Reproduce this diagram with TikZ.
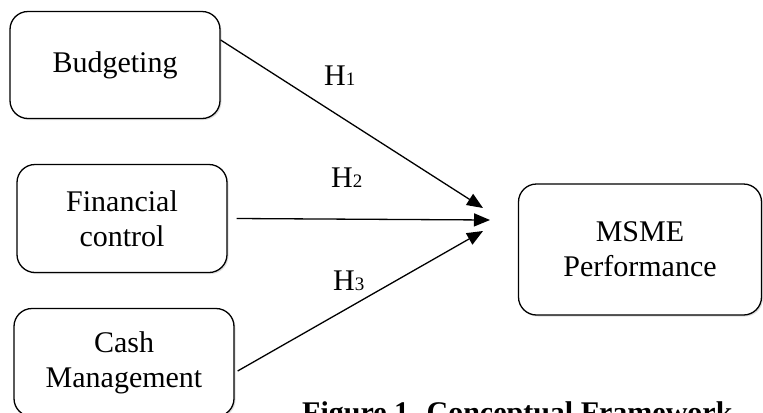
\documentclass[tikz,border=0pt]{standalone}
\usepackage{fontspec}
\setmainfont{Liberation Serif}
\usetikzlibrary{arrows.meta,shadows}
\begin{document}
\begin{tikzpicture}[x=1bp,y=-1bp,
  box/.style={draw=black,line width=1.3bp,rounded corners=18bp,fill=white,
    align=center,inner sep=0pt,
    font=\fontsize{30bp}{35bp}\selectfont,
    drop shadow={shadow xshift=1.5bp,shadow yshift=-1.5bp,opacity=0.25}},
  arr/.style={line width=1.3bp,-{Triangle[length=16bp,width=13bp]}},
  hlab/.style={anchor=base west,inner sep=0pt,font=\fontsize{30bp}{35bp}\selectfont},
  figcaption/.style={anchor=base west,inner sep=0pt,font=\fontsize{30bp}{35bp}\selectfont\bfseries}]
\path[use as bounding box,clip] (0,0) rectangle (763,412);
\node[box,minimum width=210bp,minimum height=107bp] (bud) at (115,65) {Budgeting};
\node[box,minimum width=210bp,minimum height=108bp] (fin) at (122,218.5) {Financial\\control};
\node[box,minimum width=220bp,minimum height=108bp] (cash) at (124,362.5) {Cash\\Management};
\node[box,minimum width=243bp,minimum height=131bp] (msme) at (640,249.5) {MSME\\Performance};
\coordinate (t1) at (483,208);
\coordinate (t2) at (490,220);
\coordinate (t3) at (483,231);
\draw[arr] ([yshift=25bp]bud.east) -- (t1);
\draw[arr] ([xshift=9bp]fin.east) -- (t2);
\draw[arr] ([xshift=3bp,yshift=-8.5bp]cash.east) -- (t3);
\node[hlab] (h1) at (324,85) {H{\fontsize{19bp}{19bp}\selectfont 1}};
\node[hlab] (h2) at (331,187) {H{\fontsize{19bp}{19bp}\selectfont 2}};
\node[hlab] (h3) at (333,290) {H{\fontsize{19bp}{19bp}\selectfont 3}};
\node[figcaption] (caption) at (302,422) {Figure 1. Conceptual Framework};
\end{tikzpicture}
\end{document}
----------
Omit the pictures and reproduce the listing exactly.

Reproduce this diagram with TikZ.
\documentclass[tikz,border=0pt]{standalone}
\usepackage{fontspec}
\setmainfont{Liberation Serif}
\usetikzlibrary{arrows.meta,shadows}
\begin{document}
\begin{tikzpicture}[x=1bp,y=-1bp,
  box/.style={draw=black,line width=1.3bp,rounded corners=18bp,fill=white,
    align=center,inner sep=0pt,
    font=\fontsize{30bp}{35bp}\selectfont,
    drop shadow={shadow xshift=1.5bp,shadow yshift=-1.5bp,opacity=0.25}},
  arr/.style={line width=1.3bp,-{Triangle[length=16bp,width=13bp]}},
  hlab/.style={anchor=base west,inner sep=0pt,font=\fontsize{30bp}{35bp}\selectfont},
  figcaption/.style={anchor=base west,inner sep=0pt,font=\fontsize{30bp}{35bp}\selectfont\bfseries}]
\path[use as bounding box,clip] (0,0) rectangle (763,412);
\node[box,minimum width=210bp,minimum height=107bp] (bud) at (115,65) {Budgeting};
\node[box,minimum width=210bp,minimum height=108bp] (fin) at (122,218.5) {Financial\\control};
\node[box,minimum width=220bp,minimum height=108bp] (cash) at (124,362.5) {Cash\\Management};
\node[box,minimum width=243bp,minimum height=131bp] (msme) at (640,249.5) {MSME\\Performance};
\coordinate (t1) at (483,208);
\coordinate (t2) at (490,220);
\coordinate (t3) at (483,231);
\draw[arr] ([yshift=25bp]bud.east) -- (t1);
\draw[arr] ([xshift=9bp]fin.east) -- (t2);
\draw[arr] ([xshift=3bp,yshift=-8.5bp]cash.east) -- (t3);
\node[hlab] (h1) at (324,85) {H{\fontsize{19bp}{19bp}\selectfont 1}};
\node[hlab] (h2) at (331,187) {H{\fontsize{19bp}{19bp}\selectfont 2}};
\node[hlab] (h3) at (333,290) {H{\fontsize{19bp}{19bp}\selectfont 3}};
\node[figcaption] (caption) at (302,422) {Figure 1. Conceptual Framework};
\end{tikzpicture}
\end{document}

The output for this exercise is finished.